··· DATASET SECTION
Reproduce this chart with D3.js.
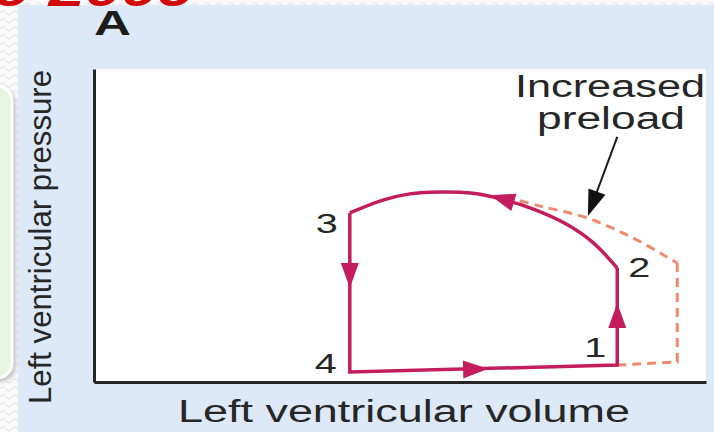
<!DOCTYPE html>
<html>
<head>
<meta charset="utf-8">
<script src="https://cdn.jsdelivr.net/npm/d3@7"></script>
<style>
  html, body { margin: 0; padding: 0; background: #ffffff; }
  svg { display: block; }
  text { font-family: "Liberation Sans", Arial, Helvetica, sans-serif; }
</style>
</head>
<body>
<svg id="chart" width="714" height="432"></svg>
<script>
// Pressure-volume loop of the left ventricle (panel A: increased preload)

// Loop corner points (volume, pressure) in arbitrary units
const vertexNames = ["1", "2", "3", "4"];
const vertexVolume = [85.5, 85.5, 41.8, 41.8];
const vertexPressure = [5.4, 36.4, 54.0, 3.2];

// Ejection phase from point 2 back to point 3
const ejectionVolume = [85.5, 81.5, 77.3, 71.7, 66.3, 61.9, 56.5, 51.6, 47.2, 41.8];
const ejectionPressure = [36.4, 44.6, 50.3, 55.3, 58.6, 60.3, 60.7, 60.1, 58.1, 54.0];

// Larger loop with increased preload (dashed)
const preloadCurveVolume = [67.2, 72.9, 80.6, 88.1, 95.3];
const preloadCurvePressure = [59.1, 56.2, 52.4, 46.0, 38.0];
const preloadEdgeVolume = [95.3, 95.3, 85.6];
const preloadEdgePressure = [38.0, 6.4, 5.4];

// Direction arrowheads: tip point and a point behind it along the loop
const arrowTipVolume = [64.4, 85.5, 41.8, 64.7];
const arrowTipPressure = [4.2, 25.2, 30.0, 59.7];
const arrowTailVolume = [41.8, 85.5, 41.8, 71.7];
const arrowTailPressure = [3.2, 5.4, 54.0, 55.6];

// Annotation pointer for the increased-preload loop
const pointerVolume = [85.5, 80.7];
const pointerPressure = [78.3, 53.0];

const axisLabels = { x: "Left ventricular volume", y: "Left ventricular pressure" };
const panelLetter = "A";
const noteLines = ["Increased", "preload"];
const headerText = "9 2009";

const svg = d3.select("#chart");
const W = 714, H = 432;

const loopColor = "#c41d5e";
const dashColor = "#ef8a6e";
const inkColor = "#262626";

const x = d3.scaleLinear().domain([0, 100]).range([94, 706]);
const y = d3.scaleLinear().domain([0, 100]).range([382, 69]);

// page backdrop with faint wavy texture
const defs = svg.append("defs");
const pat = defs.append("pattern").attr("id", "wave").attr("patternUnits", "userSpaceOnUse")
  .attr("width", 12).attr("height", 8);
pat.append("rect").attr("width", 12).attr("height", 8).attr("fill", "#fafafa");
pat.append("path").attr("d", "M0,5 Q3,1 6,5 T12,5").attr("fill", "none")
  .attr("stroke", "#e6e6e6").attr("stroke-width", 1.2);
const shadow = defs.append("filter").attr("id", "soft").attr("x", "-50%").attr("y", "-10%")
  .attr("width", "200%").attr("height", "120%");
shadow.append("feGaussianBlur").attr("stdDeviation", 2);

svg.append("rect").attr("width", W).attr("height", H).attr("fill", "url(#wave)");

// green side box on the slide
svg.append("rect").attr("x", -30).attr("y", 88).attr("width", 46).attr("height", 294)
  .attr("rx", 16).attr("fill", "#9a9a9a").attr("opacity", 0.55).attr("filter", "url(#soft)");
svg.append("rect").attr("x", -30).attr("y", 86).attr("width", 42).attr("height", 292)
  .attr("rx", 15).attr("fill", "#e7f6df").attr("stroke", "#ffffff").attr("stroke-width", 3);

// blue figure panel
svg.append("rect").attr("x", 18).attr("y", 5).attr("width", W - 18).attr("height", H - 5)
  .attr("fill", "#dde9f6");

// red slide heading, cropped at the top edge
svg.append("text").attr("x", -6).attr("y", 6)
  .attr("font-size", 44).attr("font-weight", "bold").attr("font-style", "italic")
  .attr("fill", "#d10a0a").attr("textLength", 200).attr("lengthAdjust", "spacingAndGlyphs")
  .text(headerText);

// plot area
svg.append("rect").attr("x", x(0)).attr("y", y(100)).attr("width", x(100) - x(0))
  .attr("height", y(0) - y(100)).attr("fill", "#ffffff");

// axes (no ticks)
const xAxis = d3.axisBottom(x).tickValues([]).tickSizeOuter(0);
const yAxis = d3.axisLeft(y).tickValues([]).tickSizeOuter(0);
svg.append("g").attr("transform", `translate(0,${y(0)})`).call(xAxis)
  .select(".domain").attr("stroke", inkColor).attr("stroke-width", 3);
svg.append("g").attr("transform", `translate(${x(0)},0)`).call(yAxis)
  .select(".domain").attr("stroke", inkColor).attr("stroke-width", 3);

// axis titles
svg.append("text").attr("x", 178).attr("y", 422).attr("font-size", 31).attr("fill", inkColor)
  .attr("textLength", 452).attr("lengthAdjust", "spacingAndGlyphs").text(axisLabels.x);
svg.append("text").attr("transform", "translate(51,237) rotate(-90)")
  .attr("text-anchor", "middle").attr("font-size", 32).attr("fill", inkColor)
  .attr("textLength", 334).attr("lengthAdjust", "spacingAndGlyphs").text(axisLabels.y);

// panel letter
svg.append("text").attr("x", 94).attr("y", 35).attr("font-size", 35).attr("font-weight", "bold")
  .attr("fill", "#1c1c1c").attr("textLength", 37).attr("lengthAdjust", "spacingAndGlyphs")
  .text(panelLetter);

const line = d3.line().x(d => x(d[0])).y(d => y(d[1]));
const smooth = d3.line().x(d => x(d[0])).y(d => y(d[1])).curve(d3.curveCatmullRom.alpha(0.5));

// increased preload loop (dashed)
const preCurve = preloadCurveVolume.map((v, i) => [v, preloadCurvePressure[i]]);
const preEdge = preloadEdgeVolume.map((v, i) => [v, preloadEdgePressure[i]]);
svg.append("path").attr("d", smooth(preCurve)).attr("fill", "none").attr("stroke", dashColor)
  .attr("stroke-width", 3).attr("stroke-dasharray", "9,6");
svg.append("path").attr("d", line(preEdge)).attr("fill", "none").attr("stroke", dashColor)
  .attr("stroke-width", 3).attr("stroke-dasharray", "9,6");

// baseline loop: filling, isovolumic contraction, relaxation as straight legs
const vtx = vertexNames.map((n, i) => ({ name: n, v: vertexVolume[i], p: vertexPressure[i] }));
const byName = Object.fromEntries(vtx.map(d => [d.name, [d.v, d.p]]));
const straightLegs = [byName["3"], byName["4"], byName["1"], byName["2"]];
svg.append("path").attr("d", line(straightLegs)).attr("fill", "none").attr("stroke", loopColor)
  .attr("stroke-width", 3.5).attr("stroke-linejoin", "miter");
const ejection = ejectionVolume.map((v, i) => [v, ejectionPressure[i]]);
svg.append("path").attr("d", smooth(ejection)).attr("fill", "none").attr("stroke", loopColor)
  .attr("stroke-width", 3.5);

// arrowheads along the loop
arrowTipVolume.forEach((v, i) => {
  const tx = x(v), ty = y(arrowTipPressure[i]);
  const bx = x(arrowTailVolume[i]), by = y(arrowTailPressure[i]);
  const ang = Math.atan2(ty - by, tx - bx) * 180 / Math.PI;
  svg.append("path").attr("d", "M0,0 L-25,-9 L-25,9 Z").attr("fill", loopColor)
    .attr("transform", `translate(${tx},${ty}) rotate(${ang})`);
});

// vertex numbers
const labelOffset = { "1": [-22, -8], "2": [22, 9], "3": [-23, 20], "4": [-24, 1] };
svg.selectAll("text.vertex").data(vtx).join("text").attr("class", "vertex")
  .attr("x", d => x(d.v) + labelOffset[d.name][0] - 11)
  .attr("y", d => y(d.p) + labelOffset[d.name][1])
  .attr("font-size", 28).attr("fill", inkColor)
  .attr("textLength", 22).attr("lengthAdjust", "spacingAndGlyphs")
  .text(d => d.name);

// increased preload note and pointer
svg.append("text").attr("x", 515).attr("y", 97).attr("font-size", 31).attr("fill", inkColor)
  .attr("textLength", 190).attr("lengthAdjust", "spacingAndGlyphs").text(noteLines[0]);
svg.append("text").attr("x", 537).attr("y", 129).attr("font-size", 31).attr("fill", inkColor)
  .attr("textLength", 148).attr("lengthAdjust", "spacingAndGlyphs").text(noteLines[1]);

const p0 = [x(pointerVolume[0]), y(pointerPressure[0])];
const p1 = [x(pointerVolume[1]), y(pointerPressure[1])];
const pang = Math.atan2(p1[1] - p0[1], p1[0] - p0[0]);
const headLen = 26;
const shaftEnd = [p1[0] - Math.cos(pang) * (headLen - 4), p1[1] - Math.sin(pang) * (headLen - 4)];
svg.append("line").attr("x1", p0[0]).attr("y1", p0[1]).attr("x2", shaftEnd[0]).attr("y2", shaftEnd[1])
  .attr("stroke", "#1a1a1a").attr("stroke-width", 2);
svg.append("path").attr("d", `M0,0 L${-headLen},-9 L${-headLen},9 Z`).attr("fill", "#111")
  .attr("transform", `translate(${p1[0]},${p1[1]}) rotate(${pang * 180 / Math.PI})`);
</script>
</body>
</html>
······
The lines from the start of the data through the line that contains "const y = d3.scaleLinear().domain([0, 100]).range([382, 69]);" are to be returned exactly, please, with both ends included and every picture left out.

- [WRITTEN SOLUTION]
Reproduce this chart with D3.js.
<!DOCTYPE html>
<html>
<head>
<meta charset="utf-8">
<script src="https://cdn.jsdelivr.net/npm/d3@7"></script>
<style>
  html, body { margin: 0; padding: 0; background: #ffffff; }
  svg { display: block; }
  text { font-family: "Liberation Sans", Arial, Helvetica, sans-serif; }
</style>
</head>
<body>
<svg id="chart" width="714" height="432"></svg>
<script>
// Pressure-volume loop of the left ventricle (panel A: increased preload)

// Loop corner points (volume, pressure) in arbitrary units
const vertexNames = ["1", "2", "3", "4"];
const vertexVolume = [85.5, 85.5, 41.8, 41.8];
const vertexPressure = [5.4, 36.4, 54.0, 3.2];

// Ejection phase from point 2 back to point 3
const ejectionVolume = [85.5, 81.5, 77.3, 71.7, 66.3, 61.9, 56.5, 51.6, 47.2, 41.8];
const ejectionPressure = [36.4, 44.6, 50.3, 55.3, 58.6, 60.3, 60.7, 60.1, 58.1, 54.0];

// Larger loop with increased preload (dashed)
const preloadCurveVolume = [67.2, 72.9, 80.6, 88.1, 95.3];
const preloadCurvePressure = [59.1, 56.2, 52.4, 46.0, 38.0];
const preloadEdgeVolume = [95.3, 95.3, 85.6];
const preloadEdgePressure = [38.0, 6.4, 5.4];

// Direction arrowheads: tip point and a point behind it along the loop
const arrowTipVolume = [64.4, 85.5, 41.8, 64.7];
const arrowTipPressure = [4.2, 25.2, 30.0, 59.7];
const arrowTailVolume = [41.8, 85.5, 41.8, 71.7];
const arrowTailPressure = [3.2, 5.4, 54.0, 55.6];

// Annotation pointer for the increased-preload loop
const pointerVolume = [85.5, 80.7];
const pointerPressure = [78.3, 53.0];

const axisLabels = { x: "Left ventricular volume", y: "Left ventricular pressure" };
const panelLetter = "A";
const noteLines = ["Increased", "preload"];
const headerText = "9 2009";

const svg = d3.select("#chart");
const W = 714, H = 432;

const loopColor = "#c41d5e";
const dashColor = "#ef8a6e";
const inkColor = "#262626";

const x = d3.scaleLinear().domain([0, 100]).range([94, 706]);
const y = d3.scaleLinear().domain([0, 100]).range([382, 69]);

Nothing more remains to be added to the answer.